Reproduce precisely the lines between the start of the data below and the line with "765, 525, 347]", both included.

Stored data:
======

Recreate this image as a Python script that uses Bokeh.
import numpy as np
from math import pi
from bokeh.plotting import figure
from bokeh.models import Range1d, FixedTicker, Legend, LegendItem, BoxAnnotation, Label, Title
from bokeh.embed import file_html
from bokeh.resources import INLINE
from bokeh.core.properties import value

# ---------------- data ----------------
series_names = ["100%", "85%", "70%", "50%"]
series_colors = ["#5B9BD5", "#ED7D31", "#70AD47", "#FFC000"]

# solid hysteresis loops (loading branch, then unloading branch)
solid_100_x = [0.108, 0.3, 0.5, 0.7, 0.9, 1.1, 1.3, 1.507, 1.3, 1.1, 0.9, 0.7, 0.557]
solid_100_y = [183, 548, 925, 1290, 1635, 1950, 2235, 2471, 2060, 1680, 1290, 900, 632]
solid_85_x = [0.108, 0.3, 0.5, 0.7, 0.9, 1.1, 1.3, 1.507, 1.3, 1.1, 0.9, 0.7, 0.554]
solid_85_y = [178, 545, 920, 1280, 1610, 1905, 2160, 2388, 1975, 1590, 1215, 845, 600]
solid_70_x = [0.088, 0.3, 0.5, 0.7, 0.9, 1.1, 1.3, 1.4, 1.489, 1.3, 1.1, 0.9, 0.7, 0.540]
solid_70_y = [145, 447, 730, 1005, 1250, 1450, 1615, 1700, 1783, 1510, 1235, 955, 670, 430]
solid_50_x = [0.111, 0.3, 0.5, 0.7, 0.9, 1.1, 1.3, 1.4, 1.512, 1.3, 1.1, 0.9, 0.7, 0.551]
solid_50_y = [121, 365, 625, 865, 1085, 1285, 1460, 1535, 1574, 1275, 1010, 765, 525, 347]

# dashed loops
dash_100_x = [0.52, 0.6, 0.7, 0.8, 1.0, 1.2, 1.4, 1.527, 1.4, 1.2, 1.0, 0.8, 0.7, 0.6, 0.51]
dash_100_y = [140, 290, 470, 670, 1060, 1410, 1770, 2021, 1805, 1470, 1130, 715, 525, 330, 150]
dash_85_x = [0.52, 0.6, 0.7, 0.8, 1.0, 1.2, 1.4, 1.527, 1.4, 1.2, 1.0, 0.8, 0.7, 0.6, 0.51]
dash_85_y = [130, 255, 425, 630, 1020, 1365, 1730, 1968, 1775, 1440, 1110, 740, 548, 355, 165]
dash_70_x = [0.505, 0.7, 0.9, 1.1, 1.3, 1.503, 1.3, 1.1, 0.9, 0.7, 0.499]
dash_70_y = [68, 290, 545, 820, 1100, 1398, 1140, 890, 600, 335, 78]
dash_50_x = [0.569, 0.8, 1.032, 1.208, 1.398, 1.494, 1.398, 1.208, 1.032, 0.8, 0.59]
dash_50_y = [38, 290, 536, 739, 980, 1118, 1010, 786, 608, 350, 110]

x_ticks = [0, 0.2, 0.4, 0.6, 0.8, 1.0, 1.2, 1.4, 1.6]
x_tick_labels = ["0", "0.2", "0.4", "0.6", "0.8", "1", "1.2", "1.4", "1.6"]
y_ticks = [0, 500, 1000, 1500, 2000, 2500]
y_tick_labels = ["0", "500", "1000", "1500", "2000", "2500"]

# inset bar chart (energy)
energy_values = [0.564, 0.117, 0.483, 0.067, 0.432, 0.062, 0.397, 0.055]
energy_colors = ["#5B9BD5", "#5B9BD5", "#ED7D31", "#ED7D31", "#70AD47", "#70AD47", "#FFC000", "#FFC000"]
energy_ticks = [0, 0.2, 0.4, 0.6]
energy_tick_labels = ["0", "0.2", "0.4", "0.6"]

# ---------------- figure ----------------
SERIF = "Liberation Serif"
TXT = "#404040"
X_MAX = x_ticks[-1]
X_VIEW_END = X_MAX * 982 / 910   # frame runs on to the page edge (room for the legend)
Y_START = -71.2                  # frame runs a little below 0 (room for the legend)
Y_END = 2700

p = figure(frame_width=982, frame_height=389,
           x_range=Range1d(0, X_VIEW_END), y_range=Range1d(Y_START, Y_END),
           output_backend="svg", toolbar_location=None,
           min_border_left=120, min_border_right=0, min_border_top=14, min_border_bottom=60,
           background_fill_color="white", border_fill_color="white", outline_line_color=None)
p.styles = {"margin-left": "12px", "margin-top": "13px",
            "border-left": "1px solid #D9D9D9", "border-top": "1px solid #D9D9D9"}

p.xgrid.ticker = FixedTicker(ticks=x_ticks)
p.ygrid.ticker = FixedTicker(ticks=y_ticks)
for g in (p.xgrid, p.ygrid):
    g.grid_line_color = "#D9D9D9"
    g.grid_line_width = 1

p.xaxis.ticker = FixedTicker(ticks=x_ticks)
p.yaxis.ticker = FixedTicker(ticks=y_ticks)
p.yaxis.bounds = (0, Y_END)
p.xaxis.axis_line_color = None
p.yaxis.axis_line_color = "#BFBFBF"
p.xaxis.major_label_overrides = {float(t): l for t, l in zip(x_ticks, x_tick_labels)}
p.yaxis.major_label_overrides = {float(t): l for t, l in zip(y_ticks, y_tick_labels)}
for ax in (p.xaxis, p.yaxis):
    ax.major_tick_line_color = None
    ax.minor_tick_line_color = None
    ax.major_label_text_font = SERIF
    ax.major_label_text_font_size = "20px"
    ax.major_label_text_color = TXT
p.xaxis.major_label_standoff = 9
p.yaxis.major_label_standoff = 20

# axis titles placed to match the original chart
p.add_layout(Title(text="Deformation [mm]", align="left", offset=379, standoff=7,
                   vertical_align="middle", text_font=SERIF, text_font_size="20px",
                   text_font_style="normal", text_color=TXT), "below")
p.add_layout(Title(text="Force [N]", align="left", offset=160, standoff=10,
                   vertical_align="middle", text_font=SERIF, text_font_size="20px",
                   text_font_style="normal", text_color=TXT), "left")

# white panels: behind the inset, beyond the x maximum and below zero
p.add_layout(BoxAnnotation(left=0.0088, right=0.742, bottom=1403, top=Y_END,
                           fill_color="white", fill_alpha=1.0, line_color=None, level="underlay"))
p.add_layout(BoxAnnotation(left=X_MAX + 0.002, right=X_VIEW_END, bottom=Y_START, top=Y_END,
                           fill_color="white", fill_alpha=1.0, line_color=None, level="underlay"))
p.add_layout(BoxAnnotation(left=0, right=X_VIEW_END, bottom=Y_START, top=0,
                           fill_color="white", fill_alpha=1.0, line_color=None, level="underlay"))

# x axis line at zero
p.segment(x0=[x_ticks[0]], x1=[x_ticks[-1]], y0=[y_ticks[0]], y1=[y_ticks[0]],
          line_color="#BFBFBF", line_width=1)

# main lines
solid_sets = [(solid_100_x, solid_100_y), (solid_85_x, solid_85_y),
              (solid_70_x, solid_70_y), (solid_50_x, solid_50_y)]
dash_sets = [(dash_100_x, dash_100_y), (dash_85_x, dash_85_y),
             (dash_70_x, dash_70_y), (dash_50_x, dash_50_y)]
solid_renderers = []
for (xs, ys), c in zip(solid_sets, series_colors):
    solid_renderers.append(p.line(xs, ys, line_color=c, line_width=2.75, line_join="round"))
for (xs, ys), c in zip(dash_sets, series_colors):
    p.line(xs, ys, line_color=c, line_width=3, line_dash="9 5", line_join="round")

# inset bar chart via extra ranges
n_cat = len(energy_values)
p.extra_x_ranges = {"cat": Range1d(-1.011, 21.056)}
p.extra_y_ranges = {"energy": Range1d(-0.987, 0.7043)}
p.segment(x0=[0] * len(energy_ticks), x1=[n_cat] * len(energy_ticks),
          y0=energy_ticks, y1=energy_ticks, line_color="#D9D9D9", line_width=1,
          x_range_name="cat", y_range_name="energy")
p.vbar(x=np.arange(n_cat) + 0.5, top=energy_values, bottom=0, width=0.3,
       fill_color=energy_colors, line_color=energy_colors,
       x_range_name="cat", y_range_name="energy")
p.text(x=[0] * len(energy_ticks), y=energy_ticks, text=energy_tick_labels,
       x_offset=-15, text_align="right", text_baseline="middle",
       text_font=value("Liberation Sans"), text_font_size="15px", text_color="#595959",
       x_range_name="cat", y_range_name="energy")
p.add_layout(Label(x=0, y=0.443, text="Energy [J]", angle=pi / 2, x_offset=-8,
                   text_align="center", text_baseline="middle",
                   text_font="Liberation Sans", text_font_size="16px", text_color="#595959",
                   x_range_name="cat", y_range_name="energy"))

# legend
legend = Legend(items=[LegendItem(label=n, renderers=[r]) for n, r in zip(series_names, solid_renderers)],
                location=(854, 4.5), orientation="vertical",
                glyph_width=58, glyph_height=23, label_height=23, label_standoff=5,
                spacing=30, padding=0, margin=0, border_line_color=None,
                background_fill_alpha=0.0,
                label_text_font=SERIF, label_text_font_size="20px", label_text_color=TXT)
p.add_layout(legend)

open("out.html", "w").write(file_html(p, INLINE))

======

Answer to this exercise:
Recreate this image as a Python script that uses Bokeh.
import numpy as np
from math import pi
from bokeh.plotting import figure
from bokeh.models import Range1d, FixedTicker, Legend, LegendItem, BoxAnnotation, Label, Title
from bokeh.embed import file_html
from bokeh.resources import INLINE
from bokeh.core.properties import value

# ---------------- data ----------------
series_names = ["100%", "85%", "70%", "50%"]
series_colors = ["#5B9BD5", "#ED7D31", "#70AD47", "#FFC000"]

# solid hysteresis loops (loading branch, then unloading branch)
solid_100_x = [0.108, 0.3, 0.5, 0.7, 0.9, 1.1, 1.3, 1.507, 1.3, 1.1, 0.9, 0.7, 0.557]
solid_100_y = [183, 548, 925, 1290, 1635, 1950, 2235, 2471, 2060, 1680, 1290, 900, 632]
solid_85_x = [0.108, 0.3, 0.5, 0.7, 0.9, 1.1, 1.3, 1.507, 1.3, 1.1, 0.9, 0.7, 0.554]
solid_85_y = [178, 545, 920, 1280, 1610, 1905, 2160, 2388, 1975, 1590, 1215, 845, 600]
solid_70_x = [0.088, 0.3, 0.5, 0.7, 0.9, 1.1, 1.3, 1.4, 1.489, 1.3, 1.1, 0.9, 0.7, 0.540]
solid_70_y = [145, 447, 730, 1005, 1250, 1450, 1615, 1700, 1783, 1510, 1235, 955, 670, 430]
solid_50_x = [0.111, 0.3, 0.5, 0.7, 0.9, 1.1, 1.3, 1.4, 1.512, 1.3, 1.1, 0.9, 0.7, 0.551]
solid_50_y = [121, 365, 625, 865, 1085, 1285, 1460, 1535, 1574, 1275, 1010, 765, 525, 347]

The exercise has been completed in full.